Short task:
Pull out every line below that holds the word "this".

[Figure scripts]
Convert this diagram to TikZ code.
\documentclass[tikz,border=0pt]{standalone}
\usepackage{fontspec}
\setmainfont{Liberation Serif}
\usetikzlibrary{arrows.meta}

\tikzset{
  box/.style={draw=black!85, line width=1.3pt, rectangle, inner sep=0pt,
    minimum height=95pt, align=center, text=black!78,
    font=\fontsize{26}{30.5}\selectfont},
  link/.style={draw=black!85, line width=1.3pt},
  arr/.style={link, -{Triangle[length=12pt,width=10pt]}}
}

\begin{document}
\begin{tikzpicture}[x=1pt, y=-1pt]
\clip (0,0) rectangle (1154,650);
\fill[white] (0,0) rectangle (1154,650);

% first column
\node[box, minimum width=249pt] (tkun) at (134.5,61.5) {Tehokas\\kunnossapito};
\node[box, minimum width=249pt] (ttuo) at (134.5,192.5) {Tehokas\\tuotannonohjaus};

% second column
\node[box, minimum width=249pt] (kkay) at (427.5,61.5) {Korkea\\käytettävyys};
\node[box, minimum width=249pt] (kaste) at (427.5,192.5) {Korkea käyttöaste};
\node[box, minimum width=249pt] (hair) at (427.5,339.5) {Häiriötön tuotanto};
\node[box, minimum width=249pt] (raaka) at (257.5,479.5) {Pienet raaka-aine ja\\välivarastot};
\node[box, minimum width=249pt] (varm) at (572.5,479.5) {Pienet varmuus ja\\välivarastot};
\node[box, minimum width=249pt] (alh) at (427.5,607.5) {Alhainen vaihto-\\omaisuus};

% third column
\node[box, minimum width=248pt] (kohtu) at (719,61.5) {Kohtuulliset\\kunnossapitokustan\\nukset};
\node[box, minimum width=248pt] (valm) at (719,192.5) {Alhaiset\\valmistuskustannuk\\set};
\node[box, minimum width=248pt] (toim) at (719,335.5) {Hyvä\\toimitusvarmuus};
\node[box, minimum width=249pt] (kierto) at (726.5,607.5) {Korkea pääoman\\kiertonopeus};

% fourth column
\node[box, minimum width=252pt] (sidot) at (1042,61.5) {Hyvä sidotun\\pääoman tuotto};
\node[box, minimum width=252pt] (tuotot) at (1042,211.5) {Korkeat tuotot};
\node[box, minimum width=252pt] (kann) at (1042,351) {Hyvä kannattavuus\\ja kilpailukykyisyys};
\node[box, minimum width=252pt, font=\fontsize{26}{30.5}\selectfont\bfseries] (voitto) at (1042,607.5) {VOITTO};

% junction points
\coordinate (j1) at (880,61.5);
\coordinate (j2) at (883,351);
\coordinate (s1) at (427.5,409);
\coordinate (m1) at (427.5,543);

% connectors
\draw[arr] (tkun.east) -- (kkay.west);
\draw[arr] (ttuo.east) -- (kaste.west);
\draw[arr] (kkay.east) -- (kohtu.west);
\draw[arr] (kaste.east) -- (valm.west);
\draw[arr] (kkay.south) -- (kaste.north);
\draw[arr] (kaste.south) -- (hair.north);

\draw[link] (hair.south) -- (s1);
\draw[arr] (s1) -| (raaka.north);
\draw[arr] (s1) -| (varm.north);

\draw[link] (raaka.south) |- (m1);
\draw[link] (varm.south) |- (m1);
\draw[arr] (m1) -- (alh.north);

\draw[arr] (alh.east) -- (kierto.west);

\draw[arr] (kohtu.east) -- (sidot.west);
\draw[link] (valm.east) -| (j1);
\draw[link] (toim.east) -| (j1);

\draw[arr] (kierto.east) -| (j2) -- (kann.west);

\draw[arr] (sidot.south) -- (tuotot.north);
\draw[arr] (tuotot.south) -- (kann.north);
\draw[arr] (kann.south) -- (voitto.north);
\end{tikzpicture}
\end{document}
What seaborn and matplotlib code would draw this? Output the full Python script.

Final answer:
Convert this diagram to TikZ code.
What seaborn and matplotlib code would draw this? Output the full Python script.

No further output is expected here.